Trova sempre la pazienza di spiegare, di far capire che quello che vede un tecnico non può vederlo nessun altro. Non si è mai dato per finito: da settimane ha sulla testa l'ombra del prossimo allenatore interista, eppure dice di non sentirsi in discussione. "Mi sento bello carico", ha detto alla vigilia della partita contro il Chievo. E dà torto a Trapattoni quando dice che allenare ad Appiano è come stare in una centrifuga: "Andate ad allenare a Roma, allora". E un calcio a tutti i personaggi che raccontanto quello dell'Inter come un ambiente strano.
Difende con le unghie e con i denti il suo presente perché pensa una partita alla volta. "Imparerete a conoscermi negli anni", azzarda ironicamente.

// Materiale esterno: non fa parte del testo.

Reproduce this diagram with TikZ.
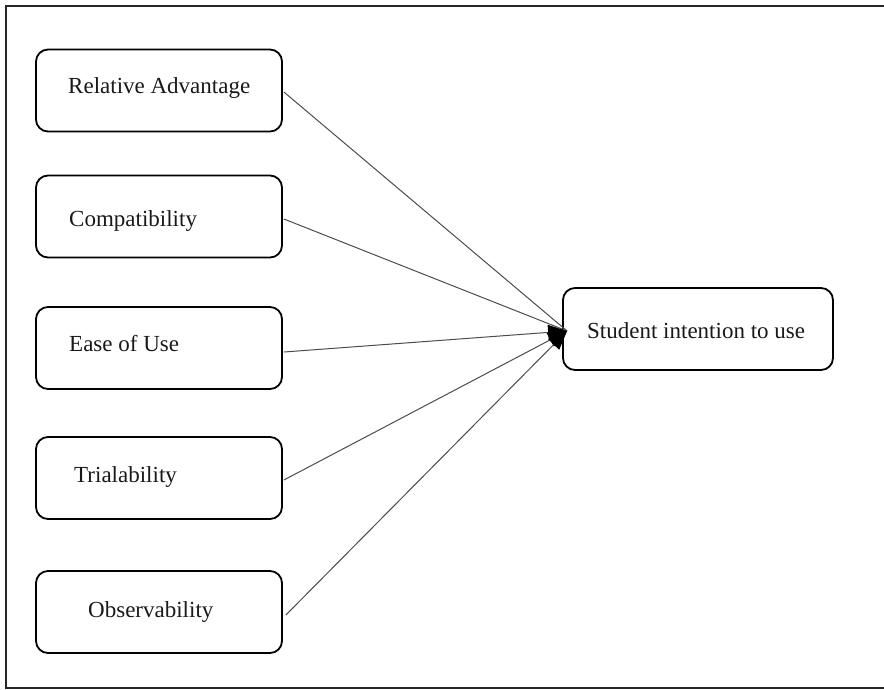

Ranieri non è uno che si nasconde, dice quello che sente e quando non lo dice la sua faccia parla per lui. Come al novantesimo al Bentegodi.
E' una gara tirata, si sblocca all'87' grazie ad un gol di Samuel, un urlo liberatorio scuote la rassegnazione. Lui continua a stare in piedi davanti alla panchina, immobile, stretto nel suo cappotto, per tenere tutto sotto controllo. Poco dopo Maicon e Zanetti spingono sulla destra, il cross del capitano trova la testa di Milito al posto giusto, la palla va in rete. E lui non urla, è ancora lì, sempre immobile, in mezzo al verde del prato, guarda verso i suoi ragazzi. Sugli occhi spuntano due lacrimoni. Non c'è nulla di sbagliato a credere in una missione, neanche quando il resto del mondo continua a ripeterti che è impossibile. Ranieri no, non si nasconde: "Si vede che ci tengo", dice. Si, si vede che ci tiene.